Tuesday, September 30, 2014

Sourdough Bread

Special thanks go out to Brenda Reynolds, who shared this recipe with me. I took her class through Meet Up, with my husband and my mom. It was a lot of fun. Thanks Brenda!
 This bread is a multi-day process, but it actually requires very little active time. Most importantly, do NOT used metal bowls, and if possible, metal utensils, when making this bread. The miners used to use sourdough to clean their metal implements. Also, having damo hands when handling the dough makes life easier.

You will need a sourdough starter for this recipe. If you don't have one, you can make your own.

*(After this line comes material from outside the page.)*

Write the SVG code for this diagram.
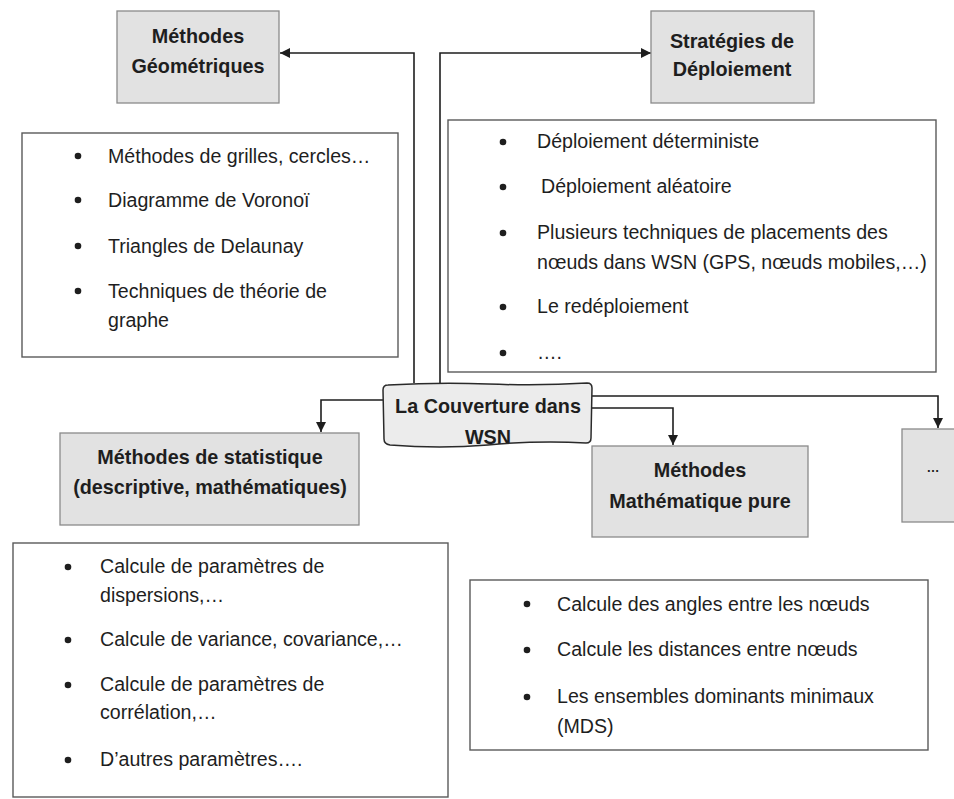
<svg xmlns="http://www.w3.org/2000/svg" width="954" height="799" viewBox="0 0 954 799">
  <style>
    text { font-family: "Liberation Sans", Arial, sans-serif; font-size: 19.6px; fill: #1e1e1e; }
    .title { font-weight: bold; font-size: 19.8px; text-anchor: middle; }
    .gray { fill: #e2e2e2; stroke: #8a8a8a; stroke-width: 1.3; }
    .list { fill: #ffffff; stroke: #5a5a5a; stroke-width: 1.4; }
    .bullet { fill: #1e1e1e; }
    .wire { fill: none; stroke: #1e1e1e; stroke-width: 1.6; }
  </style>
  <defs>
    <marker id="arrow" viewBox="0 0 10 10" refX="10" refY="5" markerWidth="10" markerHeight="10" markerUnits="userSpaceOnUse" orient="auto">
      <path d="M0,0 L10,5 L0,10 z" fill="#1e1e1e"/>
    </marker>
    <path id="docShape" d="M388,385 Q440,382 488,384 Q540,386 587,383 Q592,383 592,388 L591,438 Q591,443 586,443 Q540,440 488,445 Q440,449 390,445 Q384,444 384,439 L383,390 Q383,385 388,385 z"/>
    <clipPath id="docClip">
      <use href="#docShape"/>
    </clipPath>
  </defs>

  <rect width="954" height="799" fill="#ffffff"/>

  <!-- connectors -->
  <g id="connectors">
    <path class="wire" d="M414,383 V53 H280" marker-end="url(#arrow)"/>
    <path class="wire" d="M440,383 V53 H651" marker-end="url(#arrow)"/>
    <path class="wire" d="M383,400 H321 V432" marker-end="url(#arrow)"/>
    <path class="wire" d="M592,408 H673 V445" marker-end="url(#arrow)"/>
    <path class="wire" d="M592,396 H938 V428" marker-end="url(#arrow)"/>
  </g>

  <!-- central node -->
  <g id="coverage">
    <use href="#docShape" fill="#ececec"/>
    <g clip-path="url(#docClip)">
      <text class="title" x="488" y="413">La Couverture dans</text>
      <text class="title" x="488" y="444">WSN</text>
    </g>
    <use href="#docShape" fill="none" stroke="#2a2a2a" stroke-width="1.5"/>
  </g>

  <!-- geometric methods -->
  <g id="geometric">
    <rect class="gray" x="117" y="11" width="162" height="92"/>
    <text class="title" x="198" y="43">Méthodes</text>
    <text class="title" x="198" y="73">Géométriques</text>
  </g>
  <g id="geometric-list">
    <rect class="list" x="22" y="133" width="376" height="224"/>
    <circle class="bullet" cx="78" cy="156" r="3.3"/>
    <circle class="bullet" cx="78" cy="200" r="3.3"/>
    <circle class="bullet" cx="78" cy="246" r="3.3"/>
    <circle class="bullet" cx="78" cy="291" r="3.3"/>
    <text x="108" y="163">Méthodes de grilles, cercles…</text>
    <text x="108" y="207">Diagramme de Voronoï</text>
    <text x="108" y="253">Triangles de Delaunay</text>
    <text x="108" y="298">Techniques de théorie de</text>
    <text x="108" y="327">graphe</text>
  </g>

  <!-- deployment strategies -->
  <g id="deployment">
    <rect class="gray" x="651" y="11" width="163" height="92"/>
    <text class="title" x="732" y="48">Stratégies de</text>
    <text class="title" x="732" y="76">Déploiement</text>
  </g>
  <g id="deployment-list">
    <rect class="list" x="448" y="120" width="488" height="252"/>
    <circle class="bullet" cx="503" cy="142" r="3.3"/>
    <circle class="bullet" cx="503" cy="187" r="3.3"/>
    <circle class="bullet" cx="503" cy="233" r="3.3"/>
    <circle class="bullet" cx="503" cy="307" r="3.3"/>
    <circle class="bullet" cx="503" cy="353" r="3.3"/>
    <text x="537" y="148">Déploiement déterministe</text>
    <text x="541" y="193">Déploiement aléatoire</text>
    <text x="537" y="239">Plusieurs techniques de placements des</text>
    <text x="537" y="269">nœuds dans WSN (GPS, nœuds mobiles,…)</text>
    <text x="537" y="313">Le redéploiement</text>
    <text x="537" y="359">….</text>
  </g>

  <!-- statistical methods -->
  <g id="statistics">
    <rect class="gray" x="60" y="433" width="299" height="92"/>
    <text class="title" x="210" y="464">Méthodes de statistique</text>
    <text class="title" x="210" y="494">(descriptive, mathématiques)</text>
  </g>
  <g id="statistics-list">
    <rect class="list" x="13" y="543" width="435" height="254"/>
    <circle class="bullet" cx="68" cy="567" r="3.3"/>
    <circle class="bullet" cx="68" cy="640" r="3.3"/>
    <circle class="bullet" cx="68" cy="685" r="3.3"/>
    <circle class="bullet" cx="68" cy="760" r="3.3"/>
    <text x="100" y="573">Calcule de paramètres de</text>
    <text x="100" y="602">dispersions,…</text>
    <text x="100" y="646">Calcule de variance, covariance,…</text>
    <text x="100" y="691">Calcule de paramètres de</text>
    <text x="100" y="719">corrélation,…</text>
    <text x="100" y="766">D’autres paramètres….</text>
  </g>

  <!-- pure mathematical methods -->
  <g id="mathematics">
    <rect class="gray" x="592" y="446" width="216" height="91"/>
    <text class="title" x="700" y="477">Méthodes</text>
    <text class="title" x="700" y="508">Mathématique pure</text>
  </g>
  <g id="mathematics-list">
    <rect class="list" x="470" y="580" width="458" height="170"/>
    <circle class="bullet" cx="527" cy="604" r="3.3"/>
    <circle class="bullet" cx="527" cy="650" r="3.3"/>
    <circle class="bullet" cx="527" cy="697" r="3.3"/>
    <text x="557" y="611">Calcule des angles entre les nœuds</text>
    <text x="557" y="656">Calcule les distances entre nœuds</text>
    <text x="557" y="703">Les ensembles dominants minimaux</text>
    <text x="557" y="733">(MDS)</text>
  </g>

  <!-- other methods -->
  <g id="others">
    <rect class="gray" x="902" y="429" width="60" height="93"/>
    <text class="title" x="933" y="472" style="font-size:13px">…</text>
  </g>
</svg>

2/3 or 5 ounces of Sourdough Starter
2 1/2 cups OR 12 ounces of Bread Flour
1 1/2 cups OR 8 ounces Whole Grain Flour (wheat, spelt, rye, kamut, barely....)
2 teaspoons salt (I use kosher)
12 ounces water
3/4 cup OR 6 ounces of Add-Ins (sprouted seeds, grains, porridge, nuts, sauteed onions, roasted garlic, sliced olives....)
2 tablespoons soaked soaked chia seeds, optional
2 tablespoons soaked flax seeds, optional

Day 1: Time to Proof
  1. Mix all the ingredients in a non-metalic bowl. Cover with a damp cloth. Choose either Step 2 OR Step 3.
  2. Turn dough every half hour, punching down each time.  Do this for a total of 4 times. OR
  3. Sprinkle an additional 1/2 to 1 cup of bread flour on a clean surface. Dump the dough onto the flour and knead until elastic, 2-3 minutes. 
  4. Cover, and let sit out on the counter 4-6 hours. If you chose Step #3, add 2 hours. You should choose a draft-free location.
  5. Shape the dough into a loaf or rolls. Line metal pans with parchment paper. Cover with plastic wrap and let proof in the refrigerator for 12-24 hours. (if you are making rolls, I've found 4 oz of dough makes a good sized roll.)
Day 2: Time to Bake
  1. Remove the dough from the refrigerator 1-2 hours before you want to bake it.
  2. Preheat over to 400 for dinner rolls, bake for 20-30 minutes. 
  3.  Place a metal pan with water in a cold oven. Preheat oven to 425 degrees. Set rack as low as possible, just above the water.
  4. Make slits in top of the bread with a very sharp knife or a razor blade.
  5. Bake bread for 40-60 minutes, depending on loaf size. Use an instant read thermometer (200  degrees)  to test for doneness. Check the water pan half way through, tossing in a few ice cubes in if needed.
  6. Cool bread on a rack for an hour before slicing. Do not let it sit in pan for more than an hour after baking, or the bottom will get mushy.